WRITTEN INSTRUCTION ▸ Only a number is wanted: how many lines in the records below contain "this"?

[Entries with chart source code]
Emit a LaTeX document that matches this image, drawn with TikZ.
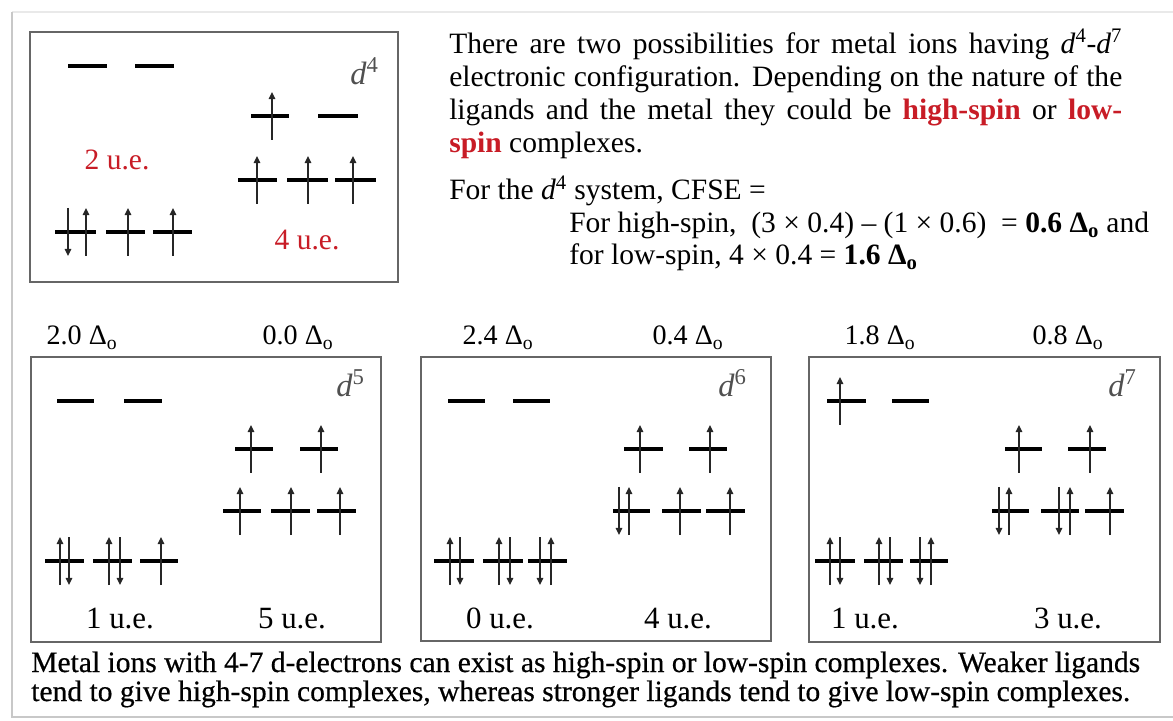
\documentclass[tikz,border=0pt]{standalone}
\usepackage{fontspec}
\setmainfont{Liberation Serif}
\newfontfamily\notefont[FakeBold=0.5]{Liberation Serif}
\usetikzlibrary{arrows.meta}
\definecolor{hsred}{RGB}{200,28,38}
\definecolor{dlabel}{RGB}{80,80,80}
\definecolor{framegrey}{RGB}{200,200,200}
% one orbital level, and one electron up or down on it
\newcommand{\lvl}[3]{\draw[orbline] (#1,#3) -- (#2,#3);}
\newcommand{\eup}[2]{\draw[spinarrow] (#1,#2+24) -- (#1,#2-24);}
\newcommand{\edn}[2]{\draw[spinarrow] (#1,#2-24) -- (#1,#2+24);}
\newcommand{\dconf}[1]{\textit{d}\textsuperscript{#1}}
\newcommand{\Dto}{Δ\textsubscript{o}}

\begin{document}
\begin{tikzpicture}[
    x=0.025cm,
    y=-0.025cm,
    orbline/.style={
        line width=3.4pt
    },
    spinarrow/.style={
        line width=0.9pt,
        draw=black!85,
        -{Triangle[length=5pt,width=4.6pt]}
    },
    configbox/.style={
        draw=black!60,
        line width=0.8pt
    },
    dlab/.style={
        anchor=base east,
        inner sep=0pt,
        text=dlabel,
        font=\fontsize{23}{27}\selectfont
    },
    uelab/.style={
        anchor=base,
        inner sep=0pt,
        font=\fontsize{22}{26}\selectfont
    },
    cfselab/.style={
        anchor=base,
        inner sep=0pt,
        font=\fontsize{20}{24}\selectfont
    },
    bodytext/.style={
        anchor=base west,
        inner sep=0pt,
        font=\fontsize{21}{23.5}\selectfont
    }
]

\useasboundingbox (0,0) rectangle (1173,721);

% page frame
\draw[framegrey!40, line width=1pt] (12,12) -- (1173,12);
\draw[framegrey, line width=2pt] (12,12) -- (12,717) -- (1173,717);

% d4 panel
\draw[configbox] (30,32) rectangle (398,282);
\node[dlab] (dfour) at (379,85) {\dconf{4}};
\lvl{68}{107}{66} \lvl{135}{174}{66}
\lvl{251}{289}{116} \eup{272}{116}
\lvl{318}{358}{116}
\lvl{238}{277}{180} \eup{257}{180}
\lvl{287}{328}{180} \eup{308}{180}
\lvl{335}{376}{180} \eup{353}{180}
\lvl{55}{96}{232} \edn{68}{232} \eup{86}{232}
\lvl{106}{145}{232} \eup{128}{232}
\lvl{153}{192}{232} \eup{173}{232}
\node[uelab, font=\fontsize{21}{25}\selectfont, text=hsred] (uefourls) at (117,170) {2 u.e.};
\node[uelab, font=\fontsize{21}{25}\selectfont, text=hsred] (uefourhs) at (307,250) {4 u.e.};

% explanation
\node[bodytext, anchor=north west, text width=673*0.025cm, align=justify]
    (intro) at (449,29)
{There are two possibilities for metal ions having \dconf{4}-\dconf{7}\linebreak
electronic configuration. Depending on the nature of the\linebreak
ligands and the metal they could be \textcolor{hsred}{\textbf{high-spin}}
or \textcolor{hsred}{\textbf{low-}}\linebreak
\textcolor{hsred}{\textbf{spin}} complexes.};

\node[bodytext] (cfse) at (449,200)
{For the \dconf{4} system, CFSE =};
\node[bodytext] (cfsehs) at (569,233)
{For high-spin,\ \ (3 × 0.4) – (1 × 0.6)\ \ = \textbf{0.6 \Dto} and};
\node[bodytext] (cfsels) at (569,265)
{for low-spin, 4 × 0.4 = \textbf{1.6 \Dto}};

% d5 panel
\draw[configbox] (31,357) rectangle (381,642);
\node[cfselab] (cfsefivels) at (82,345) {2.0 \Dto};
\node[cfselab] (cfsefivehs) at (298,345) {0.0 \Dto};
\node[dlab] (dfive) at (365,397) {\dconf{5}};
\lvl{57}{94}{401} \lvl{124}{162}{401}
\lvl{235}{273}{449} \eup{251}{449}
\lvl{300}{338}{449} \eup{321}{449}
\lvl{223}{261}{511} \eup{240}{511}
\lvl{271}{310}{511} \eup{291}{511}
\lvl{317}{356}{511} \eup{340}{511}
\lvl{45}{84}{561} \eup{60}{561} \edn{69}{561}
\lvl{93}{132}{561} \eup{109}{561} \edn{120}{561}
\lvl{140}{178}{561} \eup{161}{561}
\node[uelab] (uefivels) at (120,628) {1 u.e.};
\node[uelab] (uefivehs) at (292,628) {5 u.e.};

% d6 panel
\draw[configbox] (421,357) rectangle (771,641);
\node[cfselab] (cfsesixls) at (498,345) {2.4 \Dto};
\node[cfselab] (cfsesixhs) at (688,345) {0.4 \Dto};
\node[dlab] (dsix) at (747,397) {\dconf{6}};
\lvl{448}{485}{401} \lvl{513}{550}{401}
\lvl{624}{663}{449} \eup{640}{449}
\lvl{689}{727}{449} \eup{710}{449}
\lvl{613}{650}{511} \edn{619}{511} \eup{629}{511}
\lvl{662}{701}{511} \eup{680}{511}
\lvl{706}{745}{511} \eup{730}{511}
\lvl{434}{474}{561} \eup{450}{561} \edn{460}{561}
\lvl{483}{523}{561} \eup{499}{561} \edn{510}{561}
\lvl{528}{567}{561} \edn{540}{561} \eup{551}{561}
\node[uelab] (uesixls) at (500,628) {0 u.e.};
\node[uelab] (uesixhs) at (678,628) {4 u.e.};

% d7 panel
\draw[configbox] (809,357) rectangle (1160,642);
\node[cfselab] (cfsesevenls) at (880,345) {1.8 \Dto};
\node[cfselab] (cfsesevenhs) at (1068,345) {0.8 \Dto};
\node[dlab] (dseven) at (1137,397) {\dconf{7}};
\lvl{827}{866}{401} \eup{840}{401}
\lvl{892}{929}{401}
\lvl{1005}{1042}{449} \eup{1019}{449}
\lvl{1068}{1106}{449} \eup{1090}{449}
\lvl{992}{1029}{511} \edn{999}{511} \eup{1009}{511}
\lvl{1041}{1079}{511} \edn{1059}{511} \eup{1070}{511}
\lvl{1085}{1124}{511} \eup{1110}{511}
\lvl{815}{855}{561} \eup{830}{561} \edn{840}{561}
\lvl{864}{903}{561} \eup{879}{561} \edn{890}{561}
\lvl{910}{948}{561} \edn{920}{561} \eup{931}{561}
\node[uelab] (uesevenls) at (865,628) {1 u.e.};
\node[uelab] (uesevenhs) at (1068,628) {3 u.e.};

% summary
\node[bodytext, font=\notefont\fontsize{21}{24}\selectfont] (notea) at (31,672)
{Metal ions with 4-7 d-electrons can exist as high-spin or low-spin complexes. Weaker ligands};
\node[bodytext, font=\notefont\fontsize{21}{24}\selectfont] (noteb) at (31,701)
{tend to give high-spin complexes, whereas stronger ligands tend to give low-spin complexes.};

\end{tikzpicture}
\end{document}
---
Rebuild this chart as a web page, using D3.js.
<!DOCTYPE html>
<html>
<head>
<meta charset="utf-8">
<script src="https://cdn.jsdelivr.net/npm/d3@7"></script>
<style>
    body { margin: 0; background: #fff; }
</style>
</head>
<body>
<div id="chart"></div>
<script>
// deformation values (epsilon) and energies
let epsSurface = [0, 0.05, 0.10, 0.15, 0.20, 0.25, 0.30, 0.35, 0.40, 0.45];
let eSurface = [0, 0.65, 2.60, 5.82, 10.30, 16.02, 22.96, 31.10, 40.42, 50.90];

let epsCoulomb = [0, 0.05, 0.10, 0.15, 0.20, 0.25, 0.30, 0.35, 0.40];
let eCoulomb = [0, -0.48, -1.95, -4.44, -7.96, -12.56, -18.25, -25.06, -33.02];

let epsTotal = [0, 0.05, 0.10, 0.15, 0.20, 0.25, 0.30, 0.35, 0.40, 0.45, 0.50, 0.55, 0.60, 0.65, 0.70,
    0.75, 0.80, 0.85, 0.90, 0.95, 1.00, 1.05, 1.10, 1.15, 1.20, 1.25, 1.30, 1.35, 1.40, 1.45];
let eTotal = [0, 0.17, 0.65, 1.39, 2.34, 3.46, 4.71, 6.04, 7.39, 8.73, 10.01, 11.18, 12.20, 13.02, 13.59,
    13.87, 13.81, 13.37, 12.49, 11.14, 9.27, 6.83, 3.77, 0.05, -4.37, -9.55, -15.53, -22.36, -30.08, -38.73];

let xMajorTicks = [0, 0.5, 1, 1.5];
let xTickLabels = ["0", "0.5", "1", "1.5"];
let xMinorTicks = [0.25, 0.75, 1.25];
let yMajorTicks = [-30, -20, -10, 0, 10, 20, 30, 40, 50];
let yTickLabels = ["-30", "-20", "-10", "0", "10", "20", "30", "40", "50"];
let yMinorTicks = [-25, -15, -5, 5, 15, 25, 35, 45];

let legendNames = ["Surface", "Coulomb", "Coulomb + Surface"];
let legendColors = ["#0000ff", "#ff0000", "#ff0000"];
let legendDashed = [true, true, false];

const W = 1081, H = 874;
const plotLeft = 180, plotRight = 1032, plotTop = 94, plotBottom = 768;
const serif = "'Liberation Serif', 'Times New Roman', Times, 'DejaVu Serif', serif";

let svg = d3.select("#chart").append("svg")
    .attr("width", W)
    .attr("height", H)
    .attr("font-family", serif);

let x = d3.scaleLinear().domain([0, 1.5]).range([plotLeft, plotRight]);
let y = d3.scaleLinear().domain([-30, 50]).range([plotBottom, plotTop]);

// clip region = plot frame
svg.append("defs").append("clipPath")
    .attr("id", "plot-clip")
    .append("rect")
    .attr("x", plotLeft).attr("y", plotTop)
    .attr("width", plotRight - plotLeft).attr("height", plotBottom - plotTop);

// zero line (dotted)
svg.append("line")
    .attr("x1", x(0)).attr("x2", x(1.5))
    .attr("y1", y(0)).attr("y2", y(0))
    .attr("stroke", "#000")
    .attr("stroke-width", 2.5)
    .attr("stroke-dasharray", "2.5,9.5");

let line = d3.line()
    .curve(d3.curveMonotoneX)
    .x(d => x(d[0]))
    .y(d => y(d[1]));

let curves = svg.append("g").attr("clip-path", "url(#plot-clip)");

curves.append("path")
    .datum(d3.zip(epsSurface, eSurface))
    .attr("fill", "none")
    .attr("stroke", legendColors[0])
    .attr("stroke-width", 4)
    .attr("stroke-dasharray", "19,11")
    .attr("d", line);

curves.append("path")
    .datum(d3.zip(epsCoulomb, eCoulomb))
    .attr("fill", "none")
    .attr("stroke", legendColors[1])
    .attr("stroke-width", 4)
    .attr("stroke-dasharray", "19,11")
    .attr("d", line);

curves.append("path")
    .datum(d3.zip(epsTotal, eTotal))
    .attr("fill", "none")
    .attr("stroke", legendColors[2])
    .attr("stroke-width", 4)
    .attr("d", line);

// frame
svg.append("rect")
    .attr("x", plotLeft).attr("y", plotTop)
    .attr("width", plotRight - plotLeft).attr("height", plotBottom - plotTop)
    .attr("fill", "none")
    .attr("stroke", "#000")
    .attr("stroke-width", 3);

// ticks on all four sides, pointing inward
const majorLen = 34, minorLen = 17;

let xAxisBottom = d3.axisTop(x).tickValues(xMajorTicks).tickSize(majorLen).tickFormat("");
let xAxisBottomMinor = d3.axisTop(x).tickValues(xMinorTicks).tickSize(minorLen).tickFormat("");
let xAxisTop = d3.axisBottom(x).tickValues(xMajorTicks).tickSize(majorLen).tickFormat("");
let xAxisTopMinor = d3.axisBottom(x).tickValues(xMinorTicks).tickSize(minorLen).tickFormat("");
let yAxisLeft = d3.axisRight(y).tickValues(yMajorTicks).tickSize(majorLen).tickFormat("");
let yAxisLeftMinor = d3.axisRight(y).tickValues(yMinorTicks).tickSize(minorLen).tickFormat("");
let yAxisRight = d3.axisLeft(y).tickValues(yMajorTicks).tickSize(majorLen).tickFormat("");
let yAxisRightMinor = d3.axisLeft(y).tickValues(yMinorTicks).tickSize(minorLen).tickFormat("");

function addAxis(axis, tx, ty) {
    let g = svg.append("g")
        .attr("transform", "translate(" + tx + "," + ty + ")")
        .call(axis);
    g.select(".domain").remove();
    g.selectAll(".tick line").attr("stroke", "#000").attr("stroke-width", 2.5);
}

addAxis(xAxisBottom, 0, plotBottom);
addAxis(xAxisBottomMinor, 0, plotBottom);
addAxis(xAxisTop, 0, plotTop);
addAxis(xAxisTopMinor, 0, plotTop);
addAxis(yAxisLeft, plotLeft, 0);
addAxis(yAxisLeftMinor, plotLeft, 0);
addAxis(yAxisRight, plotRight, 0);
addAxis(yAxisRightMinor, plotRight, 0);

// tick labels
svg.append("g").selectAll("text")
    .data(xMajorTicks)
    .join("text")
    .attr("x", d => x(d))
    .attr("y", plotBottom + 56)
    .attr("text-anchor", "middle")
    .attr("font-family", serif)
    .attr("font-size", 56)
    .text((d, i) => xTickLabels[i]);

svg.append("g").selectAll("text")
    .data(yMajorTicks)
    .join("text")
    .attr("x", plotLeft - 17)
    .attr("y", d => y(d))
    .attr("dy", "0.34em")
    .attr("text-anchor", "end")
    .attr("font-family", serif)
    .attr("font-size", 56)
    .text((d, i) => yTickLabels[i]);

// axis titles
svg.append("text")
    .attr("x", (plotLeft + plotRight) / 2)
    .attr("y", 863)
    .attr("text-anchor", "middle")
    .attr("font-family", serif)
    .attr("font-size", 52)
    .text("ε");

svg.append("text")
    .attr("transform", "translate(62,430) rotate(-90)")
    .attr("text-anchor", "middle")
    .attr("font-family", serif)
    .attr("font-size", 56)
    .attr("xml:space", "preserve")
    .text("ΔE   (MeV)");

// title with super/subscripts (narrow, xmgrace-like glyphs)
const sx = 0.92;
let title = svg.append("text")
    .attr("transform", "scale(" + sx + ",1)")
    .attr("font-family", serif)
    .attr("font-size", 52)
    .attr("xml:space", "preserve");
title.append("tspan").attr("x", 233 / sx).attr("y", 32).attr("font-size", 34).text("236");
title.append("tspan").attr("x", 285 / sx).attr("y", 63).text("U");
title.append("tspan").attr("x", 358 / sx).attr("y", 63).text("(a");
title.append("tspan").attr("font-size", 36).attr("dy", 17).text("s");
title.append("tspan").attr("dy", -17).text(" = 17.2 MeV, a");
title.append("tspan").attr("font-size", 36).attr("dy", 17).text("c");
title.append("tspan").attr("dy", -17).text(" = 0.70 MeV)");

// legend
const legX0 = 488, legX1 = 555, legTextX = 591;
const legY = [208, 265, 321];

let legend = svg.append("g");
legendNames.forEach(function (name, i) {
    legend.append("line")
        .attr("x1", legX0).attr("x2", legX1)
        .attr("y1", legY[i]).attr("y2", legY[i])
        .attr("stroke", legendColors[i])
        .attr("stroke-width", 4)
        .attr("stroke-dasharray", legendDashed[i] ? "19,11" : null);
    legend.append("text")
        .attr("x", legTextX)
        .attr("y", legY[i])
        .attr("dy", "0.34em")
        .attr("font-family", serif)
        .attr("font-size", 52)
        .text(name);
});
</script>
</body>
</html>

CORRECT RESPONSE ▸ 2